▶ What is being asked
Transcribe the lines below verbatim, skipping the images.

▶ Dataset excerpt
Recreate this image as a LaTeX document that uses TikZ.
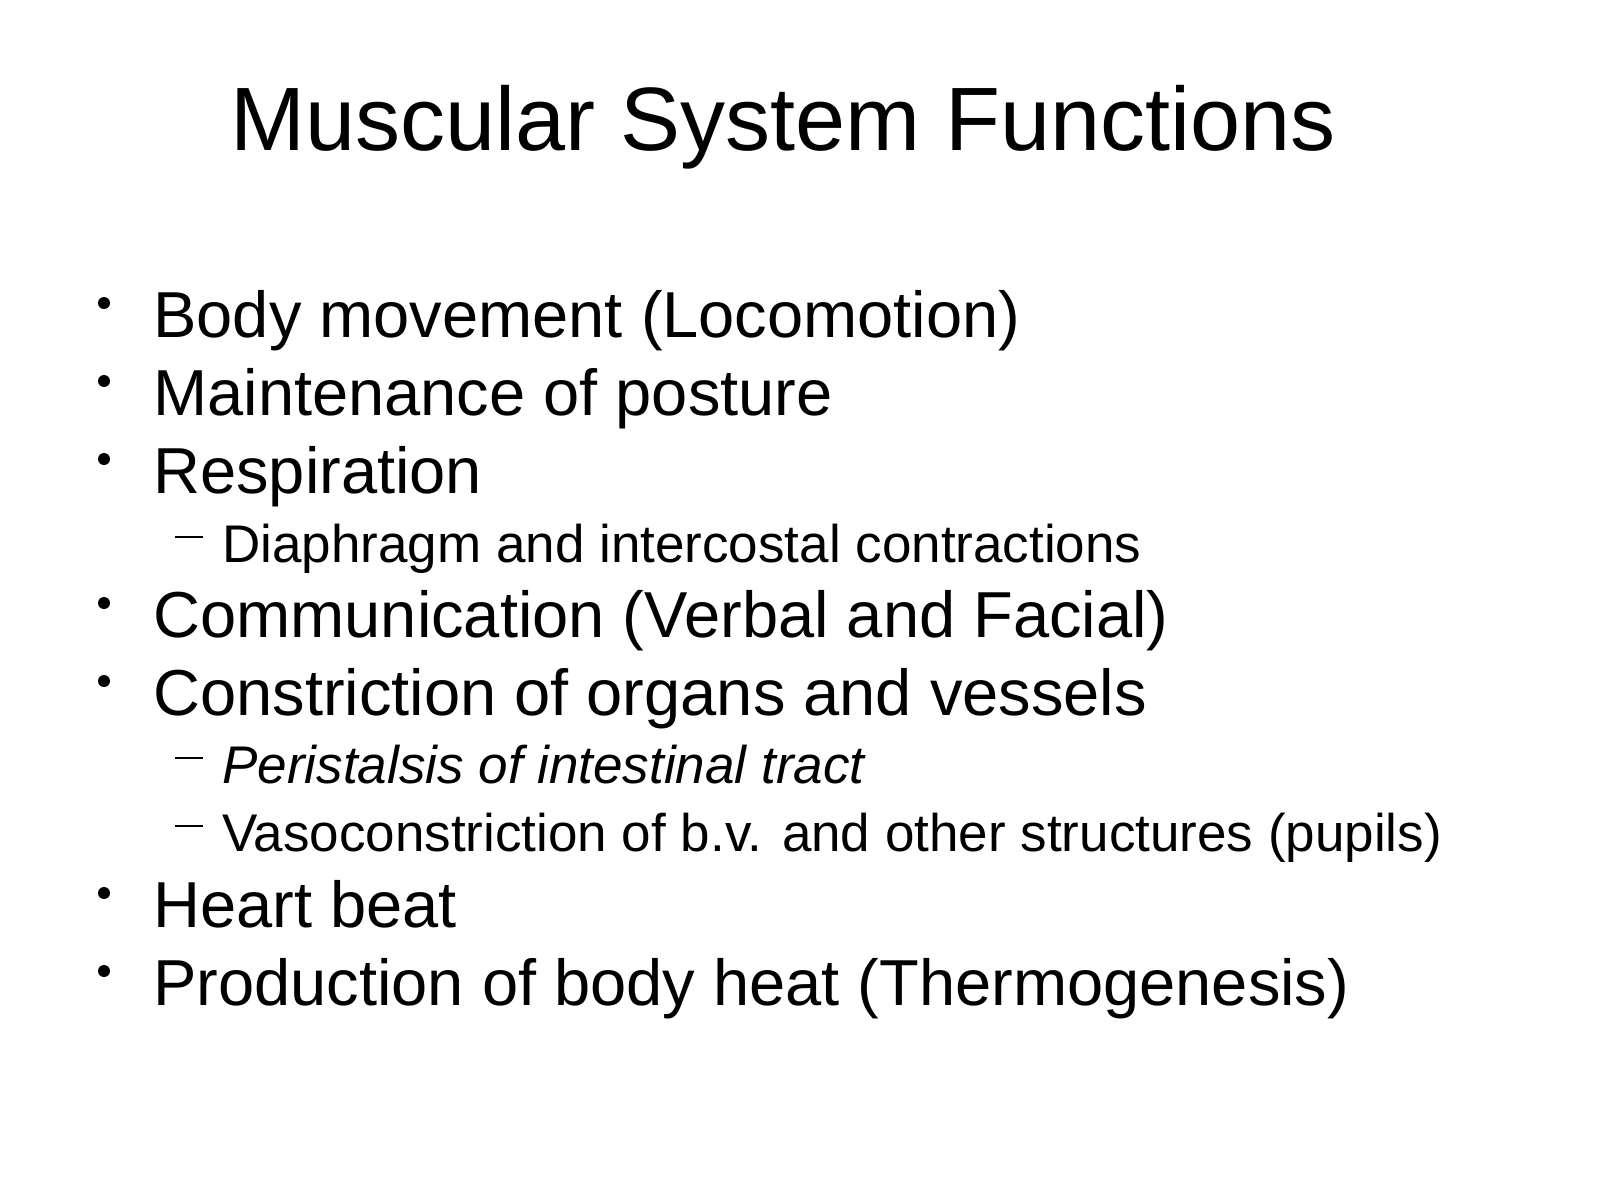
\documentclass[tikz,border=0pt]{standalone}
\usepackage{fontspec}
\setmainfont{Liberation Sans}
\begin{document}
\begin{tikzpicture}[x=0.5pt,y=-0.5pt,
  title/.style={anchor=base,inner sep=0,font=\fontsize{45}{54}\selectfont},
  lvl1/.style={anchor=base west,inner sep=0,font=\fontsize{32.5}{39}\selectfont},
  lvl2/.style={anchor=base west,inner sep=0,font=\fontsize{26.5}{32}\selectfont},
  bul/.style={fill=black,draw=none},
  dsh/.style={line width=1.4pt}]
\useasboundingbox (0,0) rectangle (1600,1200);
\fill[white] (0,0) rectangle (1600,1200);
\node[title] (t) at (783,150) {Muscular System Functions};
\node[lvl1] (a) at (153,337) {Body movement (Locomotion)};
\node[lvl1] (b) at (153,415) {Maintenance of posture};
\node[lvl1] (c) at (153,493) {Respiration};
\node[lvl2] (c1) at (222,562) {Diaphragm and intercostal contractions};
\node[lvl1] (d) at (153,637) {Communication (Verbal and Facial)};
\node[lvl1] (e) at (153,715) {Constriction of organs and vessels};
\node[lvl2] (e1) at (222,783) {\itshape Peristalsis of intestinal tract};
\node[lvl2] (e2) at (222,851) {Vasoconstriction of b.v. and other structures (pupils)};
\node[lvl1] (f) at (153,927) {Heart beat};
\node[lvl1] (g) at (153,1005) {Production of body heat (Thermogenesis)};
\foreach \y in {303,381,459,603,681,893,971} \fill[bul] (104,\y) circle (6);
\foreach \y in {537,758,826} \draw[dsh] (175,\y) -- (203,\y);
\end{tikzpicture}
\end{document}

▶ Complete answer
Recreate this image as a LaTeX document that uses TikZ.
\documentclass[tikz,border=0pt]{standalone}
\usepackage{fontspec}
\setmainfont{Liberation Sans}
\begin{document}
\begin{tikzpicture}[x=0.5pt,y=-0.5pt,
  title/.style={anchor=base,inner sep=0,font=\fontsize{45}{54}\selectfont},
  lvl1/.style={anchor=base west,inner sep=0,font=\fontsize{32.5}{39}\selectfont},
  lvl2/.style={anchor=base west,inner sep=0,font=\fontsize{26.5}{32}\selectfont},
  bul/.style={fill=black,draw=none},
  dsh/.style={line width=1.4pt}]
\useasboundingbox (0,0) rectangle (1600,1200);
\fill[white] (0,0) rectangle (1600,1200);
\node[title] (t) at (783,150) {Muscular System Functions};
\node[lvl1] (a) at (153,337) {Body movement (Locomotion)};
\node[lvl1] (b) at (153,415) {Maintenance of posture};
\node[lvl1] (c) at (153,493) {Respiration};
\node[lvl2] (c1) at (222,562) {Diaphragm and intercostal contractions};
\node[lvl1] (d) at (153,637) {Communication (Verbal and Facial)};
\node[lvl1] (e) at (153,715) {Constriction of organs and vessels};
\node[lvl2] (e1) at (222,783) {\itshape Peristalsis of intestinal tract};
\node[lvl2] (e2) at (222,851) {Vasoconstriction of b.v. and other structures (pupils)};
\node[lvl1] (f) at (153,927) {Heart beat};
\node[lvl1] (g) at (153,1005) {Production of body heat (Thermogenesis)};
\foreach \y in {303,381,459,603,681,893,971} \fill[bul] (104,\y) circle (6);
\foreach \y in {537,758,826} \draw[dsh] (175,\y) -- (203,\y);
\end{tikzpicture}
\end{document}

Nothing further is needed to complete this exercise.